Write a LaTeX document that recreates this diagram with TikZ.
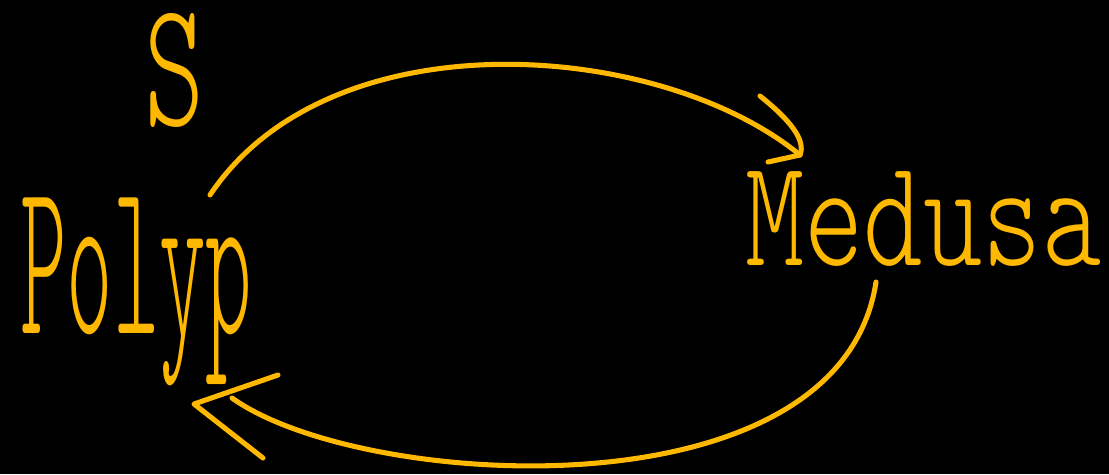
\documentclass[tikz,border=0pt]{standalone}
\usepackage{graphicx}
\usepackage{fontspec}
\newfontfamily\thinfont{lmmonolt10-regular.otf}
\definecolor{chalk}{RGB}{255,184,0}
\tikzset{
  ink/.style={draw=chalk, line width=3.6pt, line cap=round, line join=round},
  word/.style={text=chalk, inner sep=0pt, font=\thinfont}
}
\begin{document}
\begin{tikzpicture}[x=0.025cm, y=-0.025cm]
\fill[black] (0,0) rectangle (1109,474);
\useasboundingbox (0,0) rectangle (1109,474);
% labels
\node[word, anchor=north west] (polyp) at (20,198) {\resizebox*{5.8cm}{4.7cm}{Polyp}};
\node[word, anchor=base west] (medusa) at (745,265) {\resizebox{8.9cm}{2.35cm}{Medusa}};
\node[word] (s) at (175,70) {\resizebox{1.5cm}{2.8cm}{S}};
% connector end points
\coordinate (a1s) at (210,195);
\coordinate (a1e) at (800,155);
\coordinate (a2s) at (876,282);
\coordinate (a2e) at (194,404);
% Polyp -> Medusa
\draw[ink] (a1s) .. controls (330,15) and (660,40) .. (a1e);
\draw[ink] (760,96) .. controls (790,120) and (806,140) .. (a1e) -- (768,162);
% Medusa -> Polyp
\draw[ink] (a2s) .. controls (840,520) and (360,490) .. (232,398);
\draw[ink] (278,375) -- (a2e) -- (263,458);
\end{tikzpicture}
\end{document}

▶ **Task requirements**: Pictures excluded, quote all the data above exactly.

▶ **The result**:
Write a LaTeX document that recreates this diagram with TikZ.
\documentclass[tikz,border=0pt]{standalone}
\usepackage{graphicx}
\usepackage{fontspec}
\newfontfamily\thinfont{lmmonolt10-regular.otf}
\definecolor{chalk}{RGB}{255,184,0}
\tikzset{
  ink/.style={draw=chalk, line width=3.6pt, line cap=round, line join=round},
  word/.style={text=chalk, inner sep=0pt, font=\thinfont}
}
\begin{document}
\begin{tikzpicture}[x=0.025cm, y=-0.025cm]
\fill[black] (0,0) rectangle (1109,474);
\useasboundingbox (0,0) rectangle (1109,474);
% labels
\node[word, anchor=north west] (polyp) at (20,198) {\resizebox*{5.8cm}{4.7cm}{Polyp}};
\node[word, anchor=base west] (medusa) at (745,265) {\resizebox{8.9cm}{2.35cm}{Medusa}};
\node[word] (s) at (175,70) {\resizebox{1.5cm}{2.8cm}{S}};
% connector end points
\coordinate (a1s) at (210,195);
\coordinate (a1e) at (800,155);
\coordinate (a2s) at (876,282);
\coordinate (a2e) at (194,404);
% Polyp -> Medusa
\draw[ink] (a1s) .. controls (330,15) and (660,40) .. (a1e);
\draw[ink] (760,96) .. controls (790,120) and (806,140) .. (a1e) -- (768,162);
% Medusa -> Polyp
\draw[ink] (a2s) .. controls (840,520) and (360,490) .. (232,398);
\draw[ink] (278,375) -- (a2e) -- (263,458);
\end{tikzpicture}
\end{document}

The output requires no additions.